日常では味わえないような風景や味わいや人との出逢いから、それが自分の琴線に触れた瞬間が生きていく希望のように感じて、その度にこの世界に存在するたくさんの景色をもっと見たいという思いが停めどなく溢れ出てくる。
その時の感情というのは、自分でも驚くほど煌めいていて瑞々しく、まるで地面から勢いよく水が溢れ出すかのようだ。
ただ、その新しい景色に出逢いにいく方法は入念に下調べをするのではなく、そこには偶然の重なり合いが重要のように思う。SNSでいとも簡単にお勧めが出てくるのは何とも便利至極なのだが、敢えてそこまで詳しく調べないようにしている。その時にしか起こり得ない自分の気持ちを大事にしたいから。
友達と大分旅行をした時、温泉で出逢ったおばちゃん
まだ大学生になりたての頃だっただろうか、友人と一緒に大分の温泉に足を伸ばしたことがある。たくさんの温泉名所の中から駅や空港で得た情報を元に珍しさに惹かれた、とある泥温泉に出かけることにした。泥を含んだ白濁した温泉は想像以上に斬新で、はしゃいでいたように思う。

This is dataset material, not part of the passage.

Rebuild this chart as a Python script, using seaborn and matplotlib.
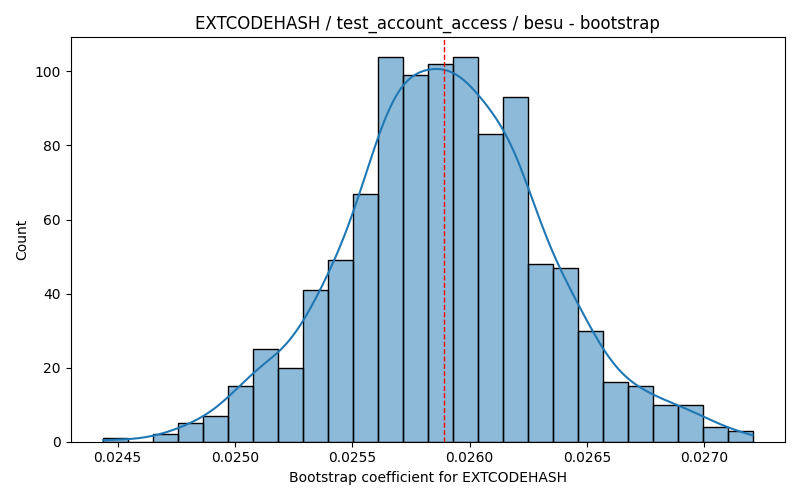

そんな時に、私の母親くらいだろうか、同じ温泉に浸かっていたおばちゃんから声をかけられた。どこから来たのか、ここまで来るに至った経緯などをお互いに話した。
どうやら、その方は広島からやってきたらしく、温泉巡りが趣味のようだった。山を登る時にすれちがいざまに挨拶をするかのように、あまりにも自然な会話でお互い心地よい気分に包まれて連絡先まで交換する仲になったのだった。
偶然知り合ったおばちゃんに連絡して、広島を案内してもらった
その時はあまり長居せずに別れたが、その後私たちは福岡を経由して中国地方に行く予定を画策していた。まだ、学生だったので夜行バスを使いながら向かったのをよく覚えている。そして、思い出したのだ。
「温泉でお会いしたおばちゃん、広島の方だったよね、LINEしてみようよ」
そう言い出したのは友達の方だった。
旅は人の気持ちを酔わせてしまう。数分のみ会話した仲にも関わらず、私たちはダメもとで連絡してみることにしてみたのだった。すると折角だから広島を案内するので、是非来て欲しいとの返信だった。
私たちは、言われた通りに平和記念公園の前に集合すると、何日か前に温泉で会った見慣れた顔のおばちゃんがにっこり車の運転席から覗かせて待っていた。
縁というものの不思議たるや、その日はお好み焼きをご馳走してくれたり、宮島に足を伸ばして瀬戸内海の美しい景色を眺めたりして、大満足の1日を過ごしたのだった。
景色や食だけじゃなく、「人との出逢い」が旅をより美しく彩る
帰りの運転をしながら、おばちゃんは「本当に来てくれてありがとうね」と大層喜んでくれていた。私と年の近い息子がいるらしく、まるで娘のように思ってくれていたのかもしれない。
その後、私たちは東京に戻ってきたが、定期的に連絡をくれた。最近あったことを話してくれたり、地震やコロナで不安な状況になった時にも無事かどうか声掛けをしてくれたりして、まるでお母さんみたいだった。
そんなわけで、私にとって瀬戸内海の綺麗な風景と、お好み焼きの味とおばちゃんはセットで美しい思い出として残っている。
これまで、他の旅でもこうやって景色や味や人が混ざり合って、美しさをより出逢うべくしてのような人生の1コマに変えるようなことがあった。そんな1コマが増える度に、心がホクホクし、そんな気持ちになれる感性を持ち続けながらたくさんの出逢いをしていきたいなと思う。
見たい景色と食べたい味と、会いたい人が私の最高の生き甲斐なのだから。